— Instruction —
The complete listing should be restated exactly.

— Stored data —
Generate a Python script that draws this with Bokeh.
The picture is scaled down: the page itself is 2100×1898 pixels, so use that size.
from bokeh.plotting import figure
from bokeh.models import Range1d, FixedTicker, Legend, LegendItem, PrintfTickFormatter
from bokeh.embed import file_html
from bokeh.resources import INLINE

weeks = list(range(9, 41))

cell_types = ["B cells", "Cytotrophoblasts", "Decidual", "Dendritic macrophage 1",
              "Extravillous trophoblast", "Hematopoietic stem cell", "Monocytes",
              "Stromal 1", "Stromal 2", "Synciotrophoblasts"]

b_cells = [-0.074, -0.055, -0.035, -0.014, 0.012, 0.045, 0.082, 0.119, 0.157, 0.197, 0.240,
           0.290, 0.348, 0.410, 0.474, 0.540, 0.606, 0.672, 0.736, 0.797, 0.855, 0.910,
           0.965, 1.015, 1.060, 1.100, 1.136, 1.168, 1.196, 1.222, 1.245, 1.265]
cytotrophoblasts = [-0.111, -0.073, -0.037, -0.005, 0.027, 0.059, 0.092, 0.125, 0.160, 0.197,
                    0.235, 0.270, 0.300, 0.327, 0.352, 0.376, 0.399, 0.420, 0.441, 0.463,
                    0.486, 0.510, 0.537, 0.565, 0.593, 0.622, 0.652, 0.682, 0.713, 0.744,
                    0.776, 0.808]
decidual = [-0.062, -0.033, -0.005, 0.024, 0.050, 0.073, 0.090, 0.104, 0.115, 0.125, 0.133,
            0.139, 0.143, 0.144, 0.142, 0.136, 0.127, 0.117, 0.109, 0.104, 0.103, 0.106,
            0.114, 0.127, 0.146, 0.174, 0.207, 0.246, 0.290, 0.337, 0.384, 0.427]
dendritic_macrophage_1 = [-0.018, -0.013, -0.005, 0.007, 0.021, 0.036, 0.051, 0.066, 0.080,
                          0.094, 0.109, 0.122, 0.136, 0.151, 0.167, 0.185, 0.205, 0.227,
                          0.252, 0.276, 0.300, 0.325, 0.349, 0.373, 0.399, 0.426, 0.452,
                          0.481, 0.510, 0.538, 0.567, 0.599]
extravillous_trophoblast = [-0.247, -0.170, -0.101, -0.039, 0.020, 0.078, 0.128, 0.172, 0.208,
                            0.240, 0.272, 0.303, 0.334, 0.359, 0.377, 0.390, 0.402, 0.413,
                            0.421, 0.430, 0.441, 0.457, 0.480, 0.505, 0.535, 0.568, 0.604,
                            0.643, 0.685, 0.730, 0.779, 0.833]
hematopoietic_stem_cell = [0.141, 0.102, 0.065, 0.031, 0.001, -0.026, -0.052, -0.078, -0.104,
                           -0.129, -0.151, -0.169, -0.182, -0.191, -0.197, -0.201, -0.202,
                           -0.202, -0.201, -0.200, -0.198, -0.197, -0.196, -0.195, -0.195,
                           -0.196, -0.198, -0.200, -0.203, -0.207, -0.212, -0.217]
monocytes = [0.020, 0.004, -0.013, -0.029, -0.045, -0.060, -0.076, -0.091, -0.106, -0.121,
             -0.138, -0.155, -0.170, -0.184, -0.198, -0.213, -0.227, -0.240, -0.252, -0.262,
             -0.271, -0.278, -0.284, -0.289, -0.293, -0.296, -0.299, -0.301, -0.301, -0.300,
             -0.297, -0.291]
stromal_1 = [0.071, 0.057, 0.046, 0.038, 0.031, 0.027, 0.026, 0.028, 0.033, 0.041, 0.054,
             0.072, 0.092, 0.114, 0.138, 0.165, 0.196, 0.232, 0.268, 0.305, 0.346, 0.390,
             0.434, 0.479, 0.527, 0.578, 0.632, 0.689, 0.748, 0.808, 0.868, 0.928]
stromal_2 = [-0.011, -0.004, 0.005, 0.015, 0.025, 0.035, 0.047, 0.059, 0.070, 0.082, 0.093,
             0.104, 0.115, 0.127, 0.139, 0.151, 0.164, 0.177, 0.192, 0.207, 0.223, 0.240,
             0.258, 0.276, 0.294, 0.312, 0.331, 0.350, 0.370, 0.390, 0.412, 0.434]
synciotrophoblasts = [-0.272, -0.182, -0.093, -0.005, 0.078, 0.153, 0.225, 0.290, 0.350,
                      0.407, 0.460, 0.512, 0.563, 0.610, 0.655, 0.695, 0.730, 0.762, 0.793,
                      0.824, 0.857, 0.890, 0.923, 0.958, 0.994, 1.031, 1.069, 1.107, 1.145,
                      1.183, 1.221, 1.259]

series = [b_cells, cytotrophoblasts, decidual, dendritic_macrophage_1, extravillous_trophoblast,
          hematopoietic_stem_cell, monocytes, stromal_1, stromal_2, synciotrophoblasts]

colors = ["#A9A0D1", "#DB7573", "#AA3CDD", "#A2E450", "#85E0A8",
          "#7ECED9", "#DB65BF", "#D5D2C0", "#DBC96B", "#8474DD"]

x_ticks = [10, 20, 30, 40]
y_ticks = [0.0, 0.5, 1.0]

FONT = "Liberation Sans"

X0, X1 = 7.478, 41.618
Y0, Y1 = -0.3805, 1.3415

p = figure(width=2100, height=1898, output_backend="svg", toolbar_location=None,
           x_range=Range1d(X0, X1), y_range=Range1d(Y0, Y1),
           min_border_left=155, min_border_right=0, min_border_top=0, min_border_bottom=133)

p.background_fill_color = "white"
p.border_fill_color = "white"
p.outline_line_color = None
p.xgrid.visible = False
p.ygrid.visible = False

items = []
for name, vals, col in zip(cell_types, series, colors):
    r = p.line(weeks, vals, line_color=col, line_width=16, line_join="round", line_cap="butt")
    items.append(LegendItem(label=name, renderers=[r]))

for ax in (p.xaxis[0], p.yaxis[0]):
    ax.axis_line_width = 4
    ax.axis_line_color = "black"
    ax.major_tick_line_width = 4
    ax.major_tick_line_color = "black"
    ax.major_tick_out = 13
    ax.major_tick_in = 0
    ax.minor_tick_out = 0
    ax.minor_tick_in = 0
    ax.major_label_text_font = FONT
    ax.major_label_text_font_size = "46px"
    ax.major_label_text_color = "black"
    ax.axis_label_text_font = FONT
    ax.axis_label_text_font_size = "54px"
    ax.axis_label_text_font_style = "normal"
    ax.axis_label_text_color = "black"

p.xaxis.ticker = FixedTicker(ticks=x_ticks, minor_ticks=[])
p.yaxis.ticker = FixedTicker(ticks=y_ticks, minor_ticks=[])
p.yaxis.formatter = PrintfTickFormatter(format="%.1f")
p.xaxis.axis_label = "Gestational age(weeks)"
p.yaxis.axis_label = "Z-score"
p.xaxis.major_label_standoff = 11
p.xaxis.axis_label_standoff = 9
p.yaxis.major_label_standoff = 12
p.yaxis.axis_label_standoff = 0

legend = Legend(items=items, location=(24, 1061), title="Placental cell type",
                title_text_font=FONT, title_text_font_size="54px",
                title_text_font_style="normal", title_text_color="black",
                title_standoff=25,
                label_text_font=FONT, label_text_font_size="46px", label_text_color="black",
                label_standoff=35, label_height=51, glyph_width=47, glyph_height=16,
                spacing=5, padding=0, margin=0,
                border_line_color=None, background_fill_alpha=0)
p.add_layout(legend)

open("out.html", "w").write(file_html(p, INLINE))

— Solution for this task —
Generate a Python script that draws this with Bokeh.
The picture is scaled down: the page itself is 2100×1898 pixels, so use that size.
from bokeh.plotting import figure
from bokeh.models import Range1d, FixedTicker, Legend, LegendItem, PrintfTickFormatter
from bokeh.embed import file_html
from bokeh.resources import INLINE

weeks = list(range(9, 41))

cell_types = ["B cells", "Cytotrophoblasts", "Decidual", "Dendritic macrophage 1",
              "Extravillous trophoblast", "Hematopoietic stem cell", "Monocytes",
              "Stromal 1", "Stromal 2", "Synciotrophoblasts"]

b_cells = [-0.074, -0.055, -0.035, -0.014, 0.012, 0.045, 0.082, 0.119, 0.157, 0.197, 0.240,
           0.290, 0.348, 0.410, 0.474, 0.540, 0.606, 0.672, 0.736, 0.797, 0.855, 0.910,
           0.965, 1.015, 1.060, 1.100, 1.136, 1.168, 1.196, 1.222, 1.245, 1.265]
cytotrophoblasts = [-0.111, -0.073, -0.037, -0.005, 0.027, 0.059, 0.092, 0.125, 0.160, 0.197,
                    0.235, 0.270, 0.300, 0.327, 0.352, 0.376, 0.399, 0.420, 0.441, 0.463,
                    0.486, 0.510, 0.537, 0.565, 0.593, 0.622, 0.652, 0.682, 0.713, 0.744,
                    0.776, 0.808]
decidual = [-0.062, -0.033, -0.005, 0.024, 0.050, 0.073, 0.090, 0.104, 0.115, 0.125, 0.133,
            0.139, 0.143, 0.144, 0.142, 0.136, 0.127, 0.117, 0.109, 0.104, 0.103, 0.106,
            0.114, 0.127, 0.146, 0.174, 0.207, 0.246, 0.290, 0.337, 0.384, 0.427]
dendritic_macrophage_1 = [-0.018, -0.013, -0.005, 0.007, 0.021, 0.036, 0.051, 0.066, 0.080,
                          0.094, 0.109, 0.122, 0.136, 0.151, 0.167, 0.185, 0.205, 0.227,
                          0.252, 0.276, 0.300, 0.325, 0.349, 0.373, 0.399, 0.426, 0.452,
                          0.481, 0.510, 0.538, 0.567, 0.599]
extravillous_trophoblast = [-0.247, -0.170, -0.101, -0.039, 0.020, 0.078, 0.128, 0.172, 0.208,
                            0.240, 0.272, 0.303, 0.334, 0.359, 0.377, 0.390, 0.402, 0.413,
                            0.421, 0.430, 0.441, 0.457, 0.480, 0.505, 0.535, 0.568, 0.604,
                            0.643, 0.685, 0.730, 0.779, 0.833]
hematopoietic_stem_cell = [0.141, 0.102, 0.065, 0.031, 0.001, -0.026, -0.052, -0.078, -0.104,
                           -0.129, -0.151, -0.169, -0.182, -0.191, -0.197, -0.201, -0.202,
                           -0.202, -0.201, -0.200, -0.198, -0.197, -0.196, -0.195, -0.195,
                           -0.196, -0.198, -0.200, -0.203, -0.207, -0.212, -0.217]
monocytes = [0.020, 0.004, -0.013, -0.029, -0.045, -0.060, -0.076, -0.091, -0.106, -0.121,
             -0.138, -0.155, -0.170, -0.184, -0.198, -0.213, -0.227, -0.240, -0.252, -0.262,
             -0.271, -0.278, -0.284, -0.289, -0.293, -0.296, -0.299, -0.301, -0.301, -0.300,
             -0.297, -0.291]
stromal_1 = [0.071, 0.057, 0.046, 0.038, 0.031, 0.027, 0.026, 0.028, 0.033, 0.041, 0.054,
             0.072, 0.092, 0.114, 0.138, 0.165, 0.196, 0.232, 0.268, 0.305, 0.346, 0.390,
             0.434, 0.479, 0.527, 0.578, 0.632, 0.689, 0.748, 0.808, 0.868, 0.928]
stromal_2 = [-0.011, -0.004, 0.005, 0.015, 0.025, 0.035, 0.047, 0.059, 0.070, 0.082, 0.093,
             0.104, 0.115, 0.127, 0.139, 0.151, 0.164, 0.177, 0.192, 0.207, 0.223, 0.240,
             0.258, 0.276, 0.294, 0.312, 0.331, 0.350, 0.370, 0.390, 0.412, 0.434]
synciotrophoblasts = [-0.272, -0.182, -0.093, -0.005, 0.078, 0.153, 0.225, 0.290, 0.350,
                      0.407, 0.460, 0.512, 0.563, 0.610, 0.655, 0.695, 0.730, 0.762, 0.793,
                      0.824, 0.857, 0.890, 0.923, 0.958, 0.994, 1.031, 1.069, 1.107, 1.145,
                      1.183, 1.221, 1.259]

series = [b_cells, cytotrophoblasts, decidual, dendritic_macrophage_1, extravillous_trophoblast,
          hematopoietic_stem_cell, monocytes, stromal_1, stromal_2, synciotrophoblasts]

colors = ["#A9A0D1", "#DB7573", "#AA3CDD", "#A2E450", "#85E0A8",
          "#7ECED9", "#DB65BF", "#D5D2C0", "#DBC96B", "#8474DD"]

x_ticks = [10, 20, 30, 40]
y_ticks = [0.0, 0.5, 1.0]

FONT = "Liberation Sans"

X0, X1 = 7.478, 41.618
Y0, Y1 = -0.3805, 1.3415

p = figure(width=2100, height=1898, output_backend="svg", toolbar_location=None,
           x_range=Range1d(X0, X1), y_range=Range1d(Y0, Y1),
           min_border_left=155, min_border_right=0, min_border_top=0, min_border_bottom=133)

p.background_fill_color = "white"
p.border_fill_color = "white"
p.outline_line_color = None
p.xgrid.visible = False
p.ygrid.visible = False

items = []
for name, vals, col in zip(cell_types, series, colors):
    r = p.line(weeks, vals, line_color=col, line_width=16, line_join="round", line_cap="butt")
    items.append(LegendItem(label=name, renderers=[r]))

for ax in (p.xaxis[0], p.yaxis[0]):
    ax.axis_line_width = 4
    ax.axis_line_color = "black"
    ax.major_tick_line_width = 4
    ax.major_tick_line_color = "black"
    ax.major_tick_out = 13
    ax.major_tick_in = 0
    ax.minor_tick_out = 0
    ax.minor_tick_in = 0
    ax.major_label_text_font = FONT
    ax.major_label_text_font_size = "46px"
    ax.major_label_text_color = "black"
    ax.axis_label_text_font = FONT
    ax.axis_label_text_font_size = "54px"
    ax.axis_label_text_font_style = "normal"
    ax.axis_label_text_color = "black"

p.xaxis.ticker = FixedTicker(ticks=x_ticks, minor_ticks=[])
p.yaxis.ticker = FixedTicker(ticks=y_ticks, minor_ticks=[])
p.yaxis.formatter = PrintfTickFormatter(format="%.1f")
p.xaxis.axis_label = "Gestational age(weeks)"
p.yaxis.axis_label = "Z-score"
p.xaxis.major_label_standoff = 11
p.xaxis.axis_label_standoff = 9
p.yaxis.major_label_standoff = 12
p.yaxis.axis_label_standoff = 0

legend = Legend(items=items, location=(24, 1061), title="Placental cell type",
                title_text_font=FONT, title_text_font_size="54px",
                title_text_font_style="normal", title_text_color="black",
                title_standoff=25,
                label_text_font=FONT, label_text_font_size="46px", label_text_color="black",
                label_standoff=35, label_height=51, glyph_width=47, glyph_height=16,
                spacing=5, padding=0, margin=0,
                border_line_color=None, background_fill_alpha=0)
p.add_layout(legend)

open("out.html", "w").write(file_html(p, INLINE))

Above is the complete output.